Speaking recently to a standing room only audience at the 2017 international conference of the American Association of Textile Chemists and Colorists (AATCC) in Wilmington, NC, Joe Quinn, Senior Director of Public Affairs at Walmart presented a case for growing talent and new technologies to drive growth in manufacturing and economy.
Talent gap worries companies such as Walmart. Companies are supporting domestic manufacturing, which is having an improved image these days as clean, well paid and cutting edge. As long as it is economical and of good quality, leading companies will go for domestic manufacturing and suppliers. Quinn highlighted an example of how Walmart worked with Statesville-based Homestar, the furniture manufacturer, in delivering high quality office furniture, which is the most preferred item among college students.

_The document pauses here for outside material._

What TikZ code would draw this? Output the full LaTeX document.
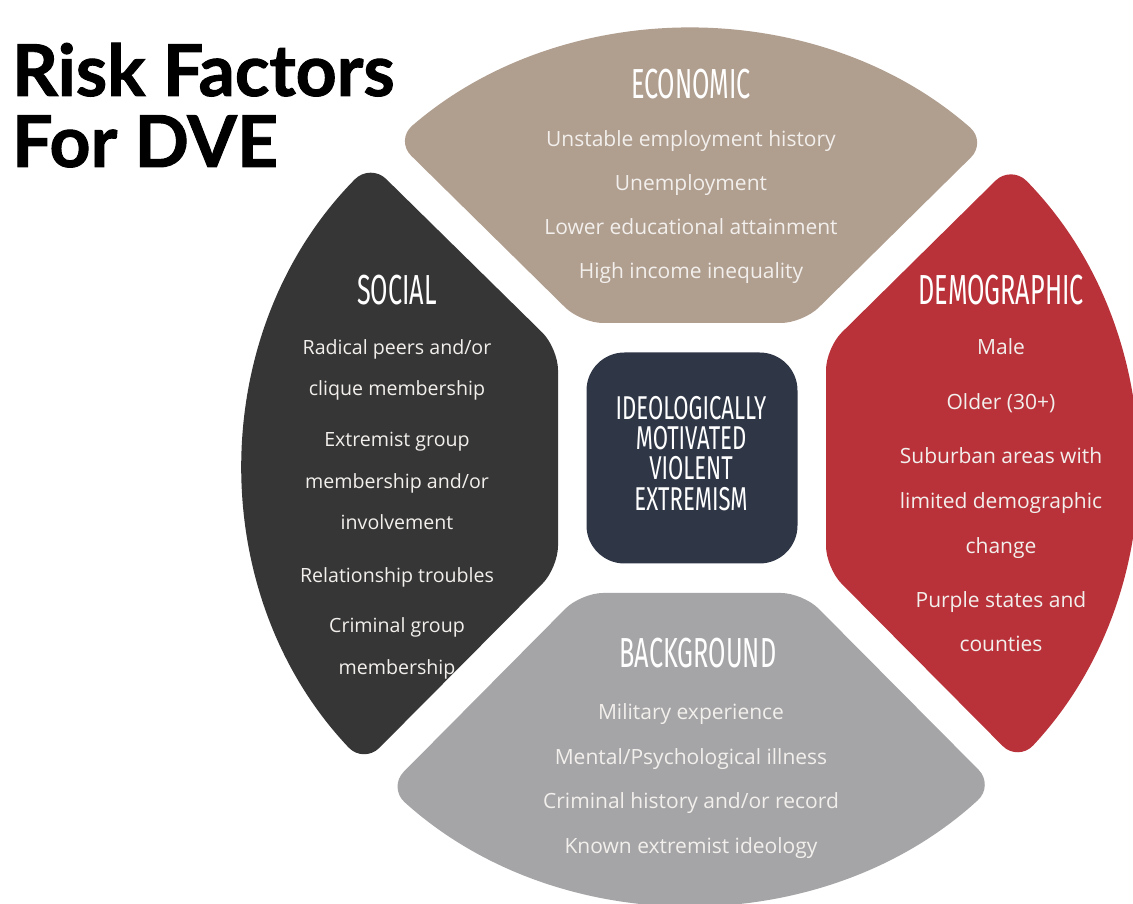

Walmart, which started in 1962, is the world’s largest retain store with 5300 retail shops, which constantly adapts to new technologies as evidenced with their grocery pick-up program. Companies are seriously looking into procuring products domestically diverting from China, although there are some challenges to do that. Quinn gave some advice on how to shift business from China such as locating locally made goods, increasing access to finance for small businesses, improving talented labor pool, to name a few.
Quinn’s closing statement that may be music to domestic manufacturers is that “we are in good place with talented young people and new technologies.”
Growing young people with interest in manufacturing and developing new technologies are important to grow diversified economies.